Rows from a dataset of charts and code:
══════════════════════════════
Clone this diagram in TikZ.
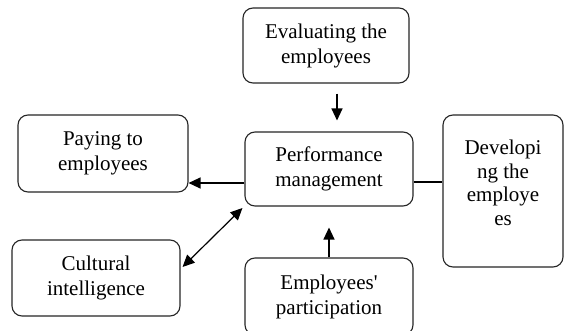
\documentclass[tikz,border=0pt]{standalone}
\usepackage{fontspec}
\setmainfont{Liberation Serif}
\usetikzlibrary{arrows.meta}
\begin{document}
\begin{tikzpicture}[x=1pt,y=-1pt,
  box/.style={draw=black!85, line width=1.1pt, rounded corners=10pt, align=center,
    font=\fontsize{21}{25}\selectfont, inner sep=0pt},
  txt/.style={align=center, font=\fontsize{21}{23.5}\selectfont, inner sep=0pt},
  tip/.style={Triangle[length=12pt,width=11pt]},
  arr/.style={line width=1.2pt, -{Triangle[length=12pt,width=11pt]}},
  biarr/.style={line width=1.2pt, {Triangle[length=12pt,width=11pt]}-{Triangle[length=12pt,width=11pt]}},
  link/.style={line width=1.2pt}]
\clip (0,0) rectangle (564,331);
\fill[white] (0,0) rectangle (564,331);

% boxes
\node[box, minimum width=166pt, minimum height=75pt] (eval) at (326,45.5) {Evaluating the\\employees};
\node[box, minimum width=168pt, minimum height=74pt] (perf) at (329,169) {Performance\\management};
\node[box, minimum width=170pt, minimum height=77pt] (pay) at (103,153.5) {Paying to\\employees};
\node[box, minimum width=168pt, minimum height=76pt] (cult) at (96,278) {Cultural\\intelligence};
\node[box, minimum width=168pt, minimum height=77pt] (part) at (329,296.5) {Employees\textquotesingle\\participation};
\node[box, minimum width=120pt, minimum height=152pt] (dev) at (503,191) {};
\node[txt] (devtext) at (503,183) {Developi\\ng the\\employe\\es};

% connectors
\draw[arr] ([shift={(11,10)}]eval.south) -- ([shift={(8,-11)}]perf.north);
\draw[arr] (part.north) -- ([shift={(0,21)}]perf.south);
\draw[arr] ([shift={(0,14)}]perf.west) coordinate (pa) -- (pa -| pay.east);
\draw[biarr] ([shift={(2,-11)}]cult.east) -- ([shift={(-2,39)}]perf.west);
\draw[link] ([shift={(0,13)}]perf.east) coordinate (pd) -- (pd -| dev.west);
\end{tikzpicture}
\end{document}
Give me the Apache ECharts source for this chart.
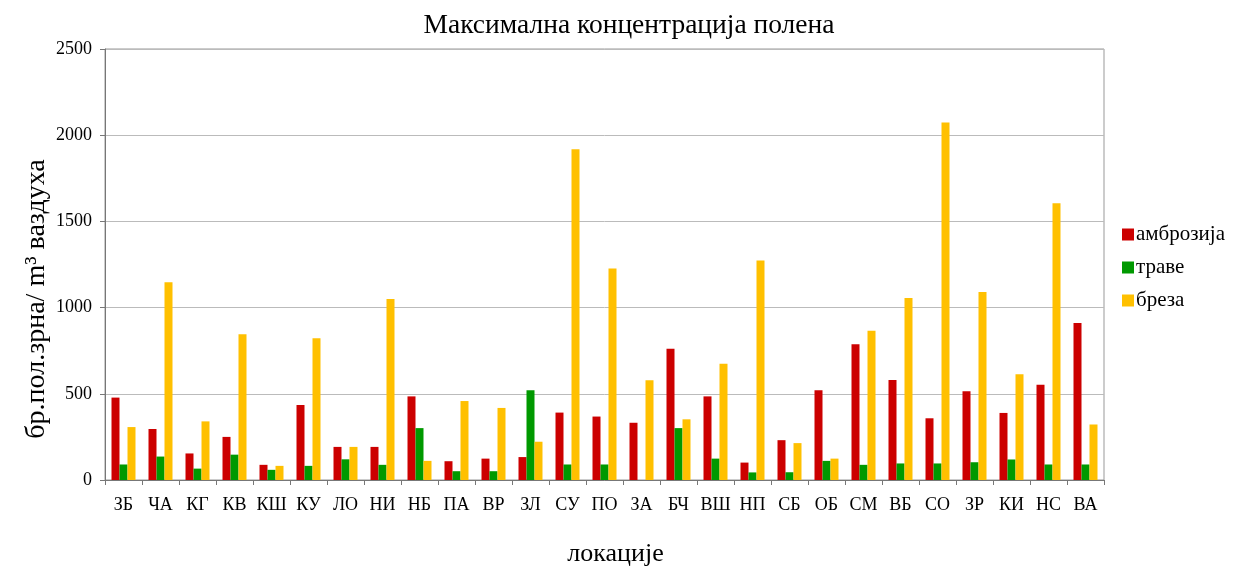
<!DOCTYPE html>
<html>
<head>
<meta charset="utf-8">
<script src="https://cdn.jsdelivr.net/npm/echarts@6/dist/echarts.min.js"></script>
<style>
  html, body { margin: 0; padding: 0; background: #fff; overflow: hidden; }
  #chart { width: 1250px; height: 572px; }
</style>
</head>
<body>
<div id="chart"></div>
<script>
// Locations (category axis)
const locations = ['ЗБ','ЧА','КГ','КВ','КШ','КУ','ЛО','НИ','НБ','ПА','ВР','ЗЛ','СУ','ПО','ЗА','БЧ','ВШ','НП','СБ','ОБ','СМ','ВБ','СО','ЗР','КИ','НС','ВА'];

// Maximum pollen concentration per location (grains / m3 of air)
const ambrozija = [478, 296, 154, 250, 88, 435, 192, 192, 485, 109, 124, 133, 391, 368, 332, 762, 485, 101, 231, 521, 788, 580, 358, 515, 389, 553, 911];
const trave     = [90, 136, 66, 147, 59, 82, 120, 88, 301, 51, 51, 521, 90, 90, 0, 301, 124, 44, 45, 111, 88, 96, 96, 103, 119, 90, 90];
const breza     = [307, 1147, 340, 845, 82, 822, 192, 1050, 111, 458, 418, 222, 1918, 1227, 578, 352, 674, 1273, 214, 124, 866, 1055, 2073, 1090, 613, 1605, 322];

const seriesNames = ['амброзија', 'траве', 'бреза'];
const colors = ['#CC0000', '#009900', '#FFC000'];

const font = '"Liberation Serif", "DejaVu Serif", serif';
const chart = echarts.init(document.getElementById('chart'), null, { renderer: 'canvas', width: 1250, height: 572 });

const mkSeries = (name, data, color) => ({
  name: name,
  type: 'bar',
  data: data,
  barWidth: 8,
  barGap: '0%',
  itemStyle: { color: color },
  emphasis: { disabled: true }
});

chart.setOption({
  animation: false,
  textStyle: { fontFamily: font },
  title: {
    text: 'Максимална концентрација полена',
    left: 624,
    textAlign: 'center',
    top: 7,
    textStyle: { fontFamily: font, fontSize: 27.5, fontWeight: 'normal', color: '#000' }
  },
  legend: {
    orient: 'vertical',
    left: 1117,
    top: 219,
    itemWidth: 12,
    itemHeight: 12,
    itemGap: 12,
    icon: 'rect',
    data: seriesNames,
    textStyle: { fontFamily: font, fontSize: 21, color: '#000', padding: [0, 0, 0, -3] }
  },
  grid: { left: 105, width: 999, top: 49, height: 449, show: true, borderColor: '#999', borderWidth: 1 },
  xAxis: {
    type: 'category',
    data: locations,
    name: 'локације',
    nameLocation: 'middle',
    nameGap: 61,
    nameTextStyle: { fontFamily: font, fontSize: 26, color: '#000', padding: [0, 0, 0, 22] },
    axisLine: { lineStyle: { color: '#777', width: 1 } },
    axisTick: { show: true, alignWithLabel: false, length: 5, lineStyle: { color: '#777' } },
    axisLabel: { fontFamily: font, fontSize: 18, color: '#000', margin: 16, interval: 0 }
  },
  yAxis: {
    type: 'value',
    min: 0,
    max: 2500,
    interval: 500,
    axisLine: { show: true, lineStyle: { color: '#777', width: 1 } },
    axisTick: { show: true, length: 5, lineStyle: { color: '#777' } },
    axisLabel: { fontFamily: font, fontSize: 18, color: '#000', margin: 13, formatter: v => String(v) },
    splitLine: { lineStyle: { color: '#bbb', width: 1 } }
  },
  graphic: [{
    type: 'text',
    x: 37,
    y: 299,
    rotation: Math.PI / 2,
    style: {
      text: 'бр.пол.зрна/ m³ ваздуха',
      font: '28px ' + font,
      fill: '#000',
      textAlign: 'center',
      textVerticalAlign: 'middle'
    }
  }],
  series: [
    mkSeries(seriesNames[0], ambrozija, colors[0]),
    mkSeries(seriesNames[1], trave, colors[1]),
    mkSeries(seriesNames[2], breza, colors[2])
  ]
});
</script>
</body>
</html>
══════════════════════════════
• **Problem details**: In the copy, include all records verbatim but no images.

• **Result of this exercise**:
Clone this diagram in TikZ.
\documentclass[tikz,border=0pt]{standalone}
\usepackage{fontspec}
\setmainfont{Liberation Serif}
\usetikzlibrary{arrows.meta}
\begin{document}
\begin{tikzpicture}[x=1pt,y=-1pt,
  box/.style={draw=black!85, line width=1.1pt, rounded corners=10pt, align=center,
    font=\fontsize{21}{25}\selectfont, inner sep=0pt},
  txt/.style={align=center, font=\fontsize{21}{23.5}\selectfont, inner sep=0pt},
  tip/.style={Triangle[length=12pt,width=11pt]},
  arr/.style={line width=1.2pt, -{Triangle[length=12pt,width=11pt]}},
  biarr/.style={line width=1.2pt, {Triangle[length=12pt,width=11pt]}-{Triangle[length=12pt,width=11pt]}},
  link/.style={line width=1.2pt}]
\clip (0,0) rectangle (564,331);
\fill[white] (0,0) rectangle (564,331);

% boxes
\node[box, minimum width=166pt, minimum height=75pt] (eval) at (326,45.5) {Evaluating the\\employees};
\node[box, minimum width=168pt, minimum height=74pt] (perf) at (329,169) {Performance\\management};
\node[box, minimum width=170pt, minimum height=77pt] (pay) at (103,153.5) {Paying to\\employees};
\node[box, minimum width=168pt, minimum height=76pt] (cult) at (96,278) {Cultural\\intelligence};
\node[box, minimum width=168pt, minimum height=77pt] (part) at (329,296.5) {Employees\textquotesingle\\participation};
\node[box, minimum width=120pt, minimum height=152pt] (dev) at (503,191) {};
\node[txt] (devtext) at (503,183) {Developi\\ng the\\employe\\es};

% connectors
\draw[arr] ([shift={(11,10)}]eval.south) -- ([shift={(8,-11)}]perf.north);
\draw[arr] (part.north) -- ([shift={(0,21)}]perf.south);
\draw[arr] ([shift={(0,14)}]perf.west) coordinate (pa) -- (pa -| pay.east);
\draw[biarr] ([shift={(2,-11)}]cult.east) -- ([shift={(-2,39)}]perf.west);
\draw[link] ([shift={(0,13)}]perf.east) coordinate (pd) -- (pd -| dev.west);
\end{tikzpicture}
\end{document}
Give me the Apache ECharts source for this chart.
<!DOCTYPE html>
<html>
<head>
<meta charset="utf-8">
<script src="https://cdn.jsdelivr.net/npm/echarts@6/dist/echarts.min.js"></script>
<style>
  html, body { margin: 0; padding: 0; background: #fff; overflow: hidden; }
  #chart { width: 1250px; height: 572px; }
</style>
</head>
<body>
<div id="chart"></div>
<script>
// Locations (category axis)
const locations = ['ЗБ','ЧА','КГ','КВ','КШ','КУ','ЛО','НИ','НБ','ПА','ВР','ЗЛ','СУ','ПО','ЗА','БЧ','ВШ','НП','СБ','ОБ','СМ','ВБ','СО','ЗР','КИ','НС','ВА'];

// Maximum pollen concentration per location (grains / m3 of air)
const ambrozija = [478, 296, 154, 250, 88, 435, 192, 192, 485, 109, 124, 133, 391, 368, 332, 762, 485, 101, 231, 521, 788, 580, 358, 515, 389, 553, 911];
const trave     = [90, 136, 66, 147, 59, 82, 120, 88, 301, 51, 51, 521, 90, 90, 0, 301, 124, 44, 45, 111, 88, 96, 96, 103, 119, 90, 90];
const breza     = [307, 1147, 340, 845, 82, 822, 192, 1050, 111, 458, 418, 222, 1918, 1227, 578, 352, 674, 1273, 214, 124, 866, 1055, 2073, 1090, 613, 1605, 322];

const seriesNames = ['амброзија', 'траве', 'бреза'];
const colors = ['#CC0000', '#009900', '#FFC000'];

const font = '"Liberation Serif", "DejaVu Serif", serif';
const chart = echarts.init(document.getElementById('chart'), null, { renderer: 'canvas', width: 1250, height: 572 });

const mkSeries = (name, data, color) => ({
  name: name,
  type: 'bar',
  data: data,
  barWidth: 8,
  barGap: '0%',
  itemStyle: { color: color },
  emphasis: { disabled: true }
});

chart.setOption({
  animation: false,
  textStyle: { fontFamily: font },
  title: {
    text: 'Максимална концентрација полена',
    left: 624,
    textAlign: 'center',
    top: 7,
    textStyle: { fontFamily: font, fontSize: 27.5, fontWeight: 'normal', color: '#000' }
  },
  legend: {
    orient: 'vertical',
    left: 1117,
    top: 219,
    itemWidth: 12,
    itemHeight: 12,
    itemGap: 12,
    icon: 'rect',
    data: seriesNames,
    textStyle: { fontFamily: font, fontSize: 21, color: '#000', padding: [0, 0, 0, -3] }
  },
  grid: { left: 105, width: 999, top: 49, height: 449, show: true, borderColor: '#999', borderWidth: 1 },
  xAxis: {
    type: 'category',
    data: locations,
    name: 'локације',
    nameLocation: 'middle',
    nameGap: 61,
    nameTextStyle: { fontFamily: font, fontSize: 26, color: '#000', padding: [0, 0, 0, 22] },
    axisLine: { lineStyle: { color: '#777', width: 1 } },
    axisTick: { show: true, alignWithLabel: false, length: 5, lineStyle: { color: '#777' } },
    axisLabel: { fontFamily: font, fontSize: 18, color: '#000', margin: 16, interval: 0 }
  },
  yAxis: {
    type: 'value',
    min: 0,
    max: 2500,
    interval: 500,
    axisLine: { show: true, lineStyle: { color: '#777', width: 1 } },
    axisTick: { show: true, length: 5, lineStyle: { color: '#777' } },
    axisLabel: { fontFamily: font, fontSize: 18, color: '#000', margin: 13, formatter: v => String(v) },
    splitLine: { lineStyle: { color: '#bbb', width: 1 } }
  },
  graphic: [{
    type: 'text',
    x: 37,
    y: 299,
    rotation: Math.PI / 2,
    style: {
      text: 'бр.пол.зрна/ m³ ваздуха',
      font: '28px ' + font,
      fill: '#000',
      textAlign: 'center',
      textVerticalAlign: 'middle'
    }
  }],
  series: [
    mkSeries(seriesNames[0], ambrozija, colors[0]),
    mkSeries(seriesNames[1], trave, colors[1]),
    mkSeries(seriesNames[2], breza, colors[2])
  ]
});
</script>
</body>
</html>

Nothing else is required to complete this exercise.